Definition and our approach
The Anti-Social Behaviour (ASB), Crime and Policing Act 2014 defines ASB as conduct that has caused, or is likely to cause, harassment, alarm or distress to any person; conduct capable of causing nuisance or annoyance to a person in relation to that person’s occupation of residential premises; or conduct capable of causing housing-related nuisance or annoyance to any person. Examples of ASB include, but are not limited to:
- Violence or Threats of Violence
- Domestic Abuse
- Criminal Activity, including using homes to sell illegal drugs
- Noise Nuisance
- Verbal Abuse
- Damage to Property
- Pets Causing a Nuisance
- Substance Misuse
Where anti-social behaviour does occur we will treat it seriously and seek to resolve matters as quickly and effectively as possible. If such behaviour is of a more serious nature we will take strong action to end it including injunctions and eviction proceedings.
A complaint about anti-social behaviour can be made verbally or in writing (e.g. via letter, email or text). Each complainant will have access to a named officer, will be kept informed about the progress of their case and will play a role in determining any action to be taken.
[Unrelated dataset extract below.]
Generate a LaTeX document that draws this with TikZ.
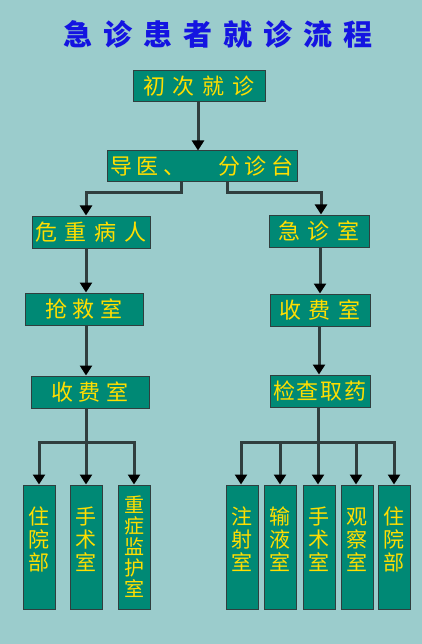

The Association recognises that it is important to deal with matters in a sensitive manner that encourages complainants to feel confident about how the matter will be progressed.We will consider the support needs of complainants, including the possible involvement of external agencies.
Association staff will stress the importance of a conciliatory rather than a confrontational approach wherever possible. It is important that all tenants and residents recognise their responsibility not to cause anti-social behaviour and also not to behave in a way that aggravates matters. In more minor cases, and where appropriate, we expect residents to try and resolve matters between themselves, before contacting the Association.
Prevention is an essential part of our approach to anti-social behaviour and we encourage early action to prevent issues from escalating. In that respect, it is the Association’s belief that the promotion of early dialogue between the complainant and the perpetrator is often the best way forward initially.
Measures that assist us in prevention include:
- Early interviews and interventions
- Acceptable Behaviour Contracts
- Anti-Social Behaviour Orders.
- Working in partnership with other agencies to review issues, including identifying measures that prevent ASB occuring
The Community Trigger forms part of the ‘Response to Complaints’ section of the ASB Crime and Policing Act 2014 and enables victims to request agencies to carry out a review of their response to the anti-social behaviour they reported where they feel they did not get a satisfactory response.
If a person has made a complaint about anti-social behaviour in a particular Local Authority area, the relevant bodies in that area must carry out a review if:
a) that person, or any other person, makes an application for such a review (activates the Community Trigger); and
b) the relevant bodies decide that the threshold for a review is met.
Each Local Authority area sets its own threshold but the most common threshold is likely to be if someone has complained 3 times in a 6 month period and nothing has been done. The review will focus either on the ongoing anti-social behaviour about which the original complaint was made or on the adequacy of the response to that behaviour.
The relevant bodies who carry out the review must inform the applicant of the outcome of the review and any recommendations made.
Each Local Authority must specify the point of contact for activating the Community Trigger and ensure that applications made to that point of contact are passed on to all the relevant bodies in the local government area.
If you wish to raise a Community Trigger please contact your Local Authority.